With 20 Official Languages, Is EU Lost in Translation?

James Owen in London
for National Geographic News
February 22, 2005

The European Union has been operating in 20 official languages since ten new member states joined the legislative body last year. With annual translation costs set to rise to 1.3 billion dollars (U.S.), some people question whether EU institutions are becoming overburdened by multilingualism.

Brussels, Belgium, the European Union's headquarters city, is fast getting a reputation as the new Babel. Parliamentary sessions are conducted 20 languages simultaneously. With further countries soon to join the EU, some analysts fear the effectiveness of its institutions could be getting lost in translation.

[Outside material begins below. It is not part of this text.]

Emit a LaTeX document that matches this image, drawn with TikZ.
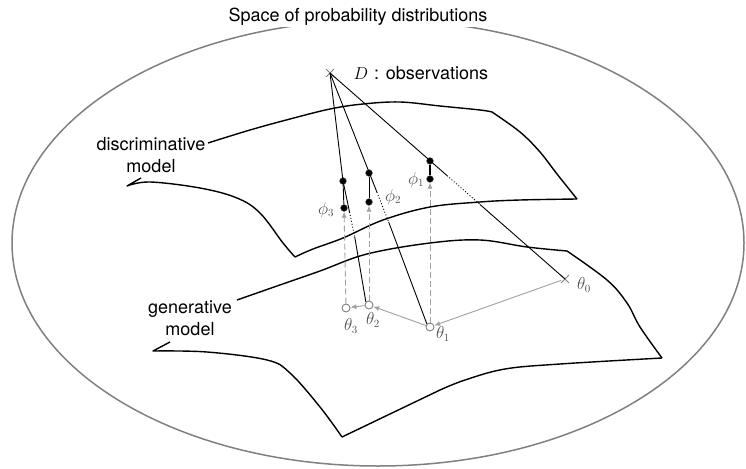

Czech, Estonian, Hungarian, Latvian, Lithuanian, Maltese, Polish, Slovak, and Slovene are the most recent tongues to become official EU languages. With the countries of Bulgaria, Croatia, and Romania also on the EU membership waiting list, the body is due to accommodate several more languages by 2010.

Even before expansion in 2004, the EU ran the world's largest translation operation—twice as big as that of the United Nations, which has six official languages.

EU institutions currently require around 2,000 written-text translators. They also need 80 interpreters per language per day, half of which operate at the European Parliament. The total annual cost of EU multilingualism will soon rise from 875 million dollars U.S. (670 million euros) to 1.3 billion dollars U.S. (1 billion euros), according to the European Commission, the union's executive body.

The European Parliament requires some 60 interpreters to help elected politicians from the 25 member states understand each other. These interpreters work in soundproofed booths, translating the words of European members of Parliament (MEPs). Even so, unfamiliar words or phrases can leave interpreters lost for words, says Struan Stevenson, a British MEP.

Referring to a debate last month, Stevenson said, "The system ground to a sudden halt when a British MEP described the EU Constitution as 'gobbledygook.' Apparently there is no such word in Polish and some of the other East European languages. The interpreters were flummoxed—and that's another word they'd find hard to tackle."

Comic misunderstandings can arise that become part of Brussels lore. For instance, during an agricultural working group session, "frozen semen" was translated into French as "frozen seamen."

Another MEP recalls how the expression "out of sight, out of mind" became "invisible lunatic" after a computer-aided translation.

Fundamental Right

On a more serious note, Stevenson said, "Because it is deemed a fundamental right to be able to communicate with your electors in [your] own tongue, the parliament now has to work in 20 different languages. This exercise currently consumes tens of thousands of tons of paper a year, as every word spoken has to be typed up and filed in mountainous archives."

The European Commission (EC), the legislative body of the European Union, says it's essential that legislation is published in the official languages of all member states, because EU citizens can't be expected to comply with laws they don't understand.